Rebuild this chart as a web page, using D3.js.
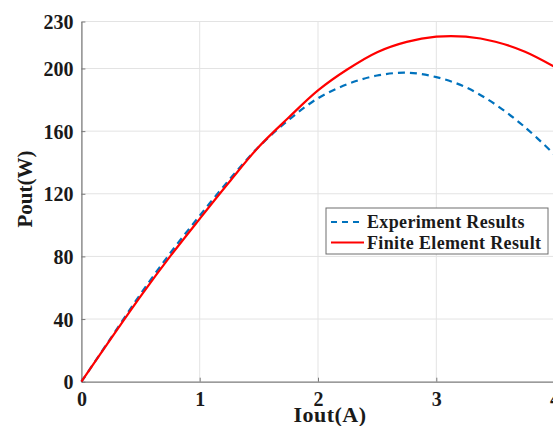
<!DOCTYPE html>
<html>
<head>
<meta charset="utf-8">
<script src="https://cdn.jsdelivr.net/npm/d3@7"></script>
<style>
  body { margin: 0; background: #fff; }
  svg { display: block; }
  text { font-family: "Liberation Serif", "Times New Roman", serif; font-weight: bold; fill: #1a1a1a; }
</style>
</head>
<body>
<svg id="chart"></svg>
<script>
// Iout (A) sample points
const current = [0, 0.25, 0.5, 0.75, 1.0, 1.25, 1.5, 1.75, 2.0, 2.25, 2.5, 2.75, 3.0, 3.25, 3.5, 3.75, 4.0];
// Pout (W)
const experimentPower = [0, 28, 56, 82, 106, 129, 150, 167, 181, 190, 195.5, 197.3, 194.5, 188, 177, 162.5, 145];
const femPower = [0, 27.5, 54.5, 80, 104, 127.5, 150, 168.5, 186, 199.5, 210.4, 217, 220.3, 220.3, 217.1, 210.7, 201];

const xTicks = [0, 1, 2, 3, 4];
const yTicks = [0, 40, 80, 120, 160, 200, 230];

const seriesNames = ['Experiment Results', 'Finite Element Result'];
const seriesColors = ['#0072bd', '#ff0000'];

const width = 553, height = 426;
const margin = { top: 21.5, right: -1.6, bottom: 44.3, left: 81.4 };
const innerW = width - margin.left - margin.right;
const innerH = height - margin.top - margin.bottom;

const svg = d3.select('#chart').attr('width', width).attr('height', height);

const x = d3.scaleLinear().domain([0, 4]).range([0, innerW]);
const y = d3.scaleLinear().domain([0, 230]).range([innerH, 0]);

const g = svg.append('g').attr('transform', `translate(${margin.left},${margin.top})`);

// grid
g.append('g')
  .selectAll('line')
  .data(xTicks.filter(d => d > 0))
  .enter().append('line')
  .attr('x1', d => x(d)).attr('x2', d => x(d))
  .attr('y1', 0).attr('y2', innerH)
  .attr('stroke', '#e3e3e3').attr('stroke-width', 1);

g.append('g')
  .selectAll('line')
  .data(yTicks.filter(d => d > 0))
  .enter().append('line')
  .attr('x1', 0).attr('x2', innerW)
  .attr('y1', d => y(d)).attr('y2', d => y(d))
  .attr('stroke', '#e3e3e3').attr('stroke-width', 1);

// axes
const xAxis = g.append('g')
  .attr('transform', `translate(0,${innerH})`)
  .call(d3.axisBottom(x).tickValues(xTicks).tickFormat(d3.format('d')).tickSizeInner(-4).tickSizeOuter(0).tickPadding(13));
const yAxis = g.append('g')
  .call(d3.axisLeft(y).tickValues(yTicks).tickFormat(d3.format('d')).tickSizeInner(-4).tickSizeOuter(0).tickPadding(8));

[xAxis, yAxis].forEach(ax => {
  ax.select('.domain').attr('stroke', '#7a7a7a').attr('stroke-width', 1.3);
  ax.selectAll('.tick line').attr('stroke', '#7a7a7a');
  ax.selectAll('.tick text')
    .style('font-family', '"Liberation Serif", "Times New Roman", serif')
    .style('font-weight', 'bold')
    .style('font-size', '20px')
    .attr('fill', '#1a1a1a');
});
xAxis.selectAll('.tick text').attr('dy', '0.55em');
yAxis.selectAll('.tick text').attr('dy', '0.36em');

// lines
const line = d3.line()
  .x(d => x(d[0]))
  .y(d => y(d[1]))
  .curve(d3.curveCatmullRom.alpha(0.5));

g.append('path')
  .datum(current.map((c, i) => [c, experimentPower[i]]))
  .attr('d', line)
  .attr('fill', 'none')
  .attr('stroke', seriesColors[0])
  .attr('stroke-width', 2.2)
  .attr('stroke-dasharray', '7,5');

g.append('path')
  .datum(current.map((c, i) => [c, femPower[i]]))
  .attr('d', line)
  .attr('fill', 'none')
  .attr('stroke', seriesColors[1])
  .attr('stroke-width', 2.2);

// axis titles
svg.append('text')
  .attr('x', 330).attr('y', 422)
  .attr('text-anchor', 'middle')
  .style('font-size', '22px')
  .style('letter-spacing', '0.5px')
  .text('Iout(A)');

svg.append('text')
  .attr('transform', 'translate(32,189) rotate(-90)')
  .attr('text-anchor', 'middle')
  .style('font-size', '21px')
  .text('Pout(W)');

// legend
const legend = svg.append('g').attr('transform', 'translate(326,208)');
legend.append('rect')
  .attr('width', 222).attr('height', 46)
  .attr('fill', '#fff')
  .attr('stroke', '#6e6e6e').attr('stroke-width', 1);

seriesNames.forEach((name, i) => {
  const row = legend.append('g').attr('transform', `translate(0,${14 + i * 20.5})`);
  row.append('line')
    .attr('x1', 5).attr('x2', 38)
    .attr('y1', 0).attr('y2', 0)
    .attr('stroke', seriesColors[i])
    .attr('stroke-width', 2.2)
    .attr('stroke-dasharray', i === 0 ? '6,5' : null);
  row.append('text')
    .attr('x', 41).attr('y', 0)
    .attr('dy', '0.35em')
    .style('font-size', '18px')
    .style('letter-spacing', '0.35px')
    .text(name);
});
</script>
</body>
</html>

※

(What to produce) Transcribe each line above verbatim, with the pictures left out.

(Exercise solution)
Rebuild this chart as a web page, using D3.js.
<!DOCTYPE html>
<html>
<head>
<meta charset="utf-8">
<script src="https://cdn.jsdelivr.net/npm/d3@7"></script>
<style>
  body { margin: 0; background: #fff; }
  svg { display: block; }
  text { font-family: "Liberation Serif", "Times New Roman", serif; font-weight: bold; fill: #1a1a1a; }
</style>
</head>
<body>
<svg id="chart"></svg>
<script>
// Iout (A) sample points
const current = [0, 0.25, 0.5, 0.75, 1.0, 1.25, 1.5, 1.75, 2.0, 2.25, 2.5, 2.75, 3.0, 3.25, 3.5, 3.75, 4.0];
// Pout (W)
const experimentPower = [0, 28, 56, 82, 106, 129, 150, 167, 181, 190, 195.5, 197.3, 194.5, 188, 177, 162.5, 145];
const femPower = [0, 27.5, 54.5, 80, 104, 127.5, 150, 168.5, 186, 199.5, 210.4, 217, 220.3, 220.3, 217.1, 210.7, 201];

const xTicks = [0, 1, 2, 3, 4];
const yTicks = [0, 40, 80, 120, 160, 200, 230];

const seriesNames = ['Experiment Results', 'Finite Element Result'];
const seriesColors = ['#0072bd', '#ff0000'];

const width = 553, height = 426;
const margin = { top: 21.5, right: -1.6, bottom: 44.3, left: 81.4 };
const innerW = width - margin.left - margin.right;
const innerH = height - margin.top - margin.bottom;

const svg = d3.select('#chart').attr('width', width).attr('height', height);

const x = d3.scaleLinear().domain([0, 4]).range([0, innerW]);
const y = d3.scaleLinear().domain([0, 230]).range([innerH, 0]);

const g = svg.append('g').attr('transform', `translate(${margin.left},${margin.top})`);

// grid
g.append('g')
  .selectAll('line')
  .data(xTicks.filter(d => d > 0))
  .enter().append('line')
  .attr('x1', d => x(d)).attr('x2', d => x(d))
  .attr('y1', 0).attr('y2', innerH)
  .attr('stroke', '#e3e3e3').attr('stroke-width', 1);

g.append('g')
  .selectAll('line')
  .data(yTicks.filter(d => d > 0))
  .enter().append('line')
  .attr('x1', 0).attr('x2', innerW)
  .attr('y1', d => y(d)).attr('y2', d => y(d))
  .attr('stroke', '#e3e3e3').attr('stroke-width', 1);

// axes
const xAxis = g.append('g')
  .attr('transform', `translate(0,${innerH})`)
  .call(d3.axisBottom(x).tickValues(xTicks).tickFormat(d3.format('d')).tickSizeInner(-4).tickSizeOuter(0).tickPadding(13));
const yAxis = g.append('g')
  .call(d3.axisLeft(y).tickValues(yTicks).tickFormat(d3.format('d')).tickSizeInner(-4).tickSizeOuter(0).tickPadding(8));

[xAxis, yAxis].forEach(ax => {
  ax.select('.domain').attr('stroke', '#7a7a7a').attr('stroke-width', 1.3);
  ax.selectAll('.tick line').attr('stroke', '#7a7a7a');
  ax.selectAll('.tick text')
    .style('font-family', '"Liberation Serif", "Times New Roman", serif')
    .style('font-weight', 'bold')
    .style('font-size', '20px')
    .attr('fill', '#1a1a1a');
});
xAxis.selectAll('.tick text').attr('dy', '0.55em');
yAxis.selectAll('.tick text').attr('dy', '0.36em');

// lines
const line = d3.line()
  .x(d => x(d[0]))
  .y(d => y(d[1]))
  .curve(d3.curveCatmullRom.alpha(0.5));

g.append('path')
  .datum(current.map((c, i) => [c, experimentPower[i]]))
  .attr('d', line)
  .attr('fill', 'none')
  .attr('stroke', seriesColors[0])
  .attr('stroke-width', 2.2)
  .attr('stroke-dasharray', '7,5');

g.append('path')
  .datum(current.map((c, i) => [c, femPower[i]]))
  .attr('d', line)
  .attr('fill', 'none')
  .attr('stroke', seriesColors[1])
  .attr('stroke-width', 2.2);

// axis titles
svg.append('text')
  .attr('x', 330).attr('y', 422)
  .attr('text-anchor', 'middle')
  .style('font-size', '22px')
  .style('letter-spacing', '0.5px')
  .text('Iout(A)');

svg.append('text')
  .attr('transform', 'translate(32,189) rotate(-90)')
  .attr('text-anchor', 'middle')
  .style('font-size', '21px')
  .text('Pout(W)');

// legend
const legend = svg.append('g').attr('transform', 'translate(326,208)');
legend.append('rect')
  .attr('width', 222).attr('height', 46)
  .attr('fill', '#fff')
  .attr('stroke', '#6e6e6e').attr('stroke-width', 1);

seriesNames.forEach((name, i) => {
  const row = legend.append('g').attr('transform', `translate(0,${14 + i * 20.5})`);
  row.append('line')
    .attr('x1', 5).attr('x2', 38)
    .attr('y1', 0).attr('y2', 0)
    .attr('stroke', seriesColors[i])
    .attr('stroke-width', 2.2)
    .attr('stroke-dasharray', i === 0 ? '6,5' : null);
  row.append('text')
    .attr('x', 41).attr('y', 0)
    .attr('dy', '0.35em')
    .style('font-size', '18px')
    .style('letter-spacing', '0.35px')
    .text(name);
});
</script>
</body>
</html>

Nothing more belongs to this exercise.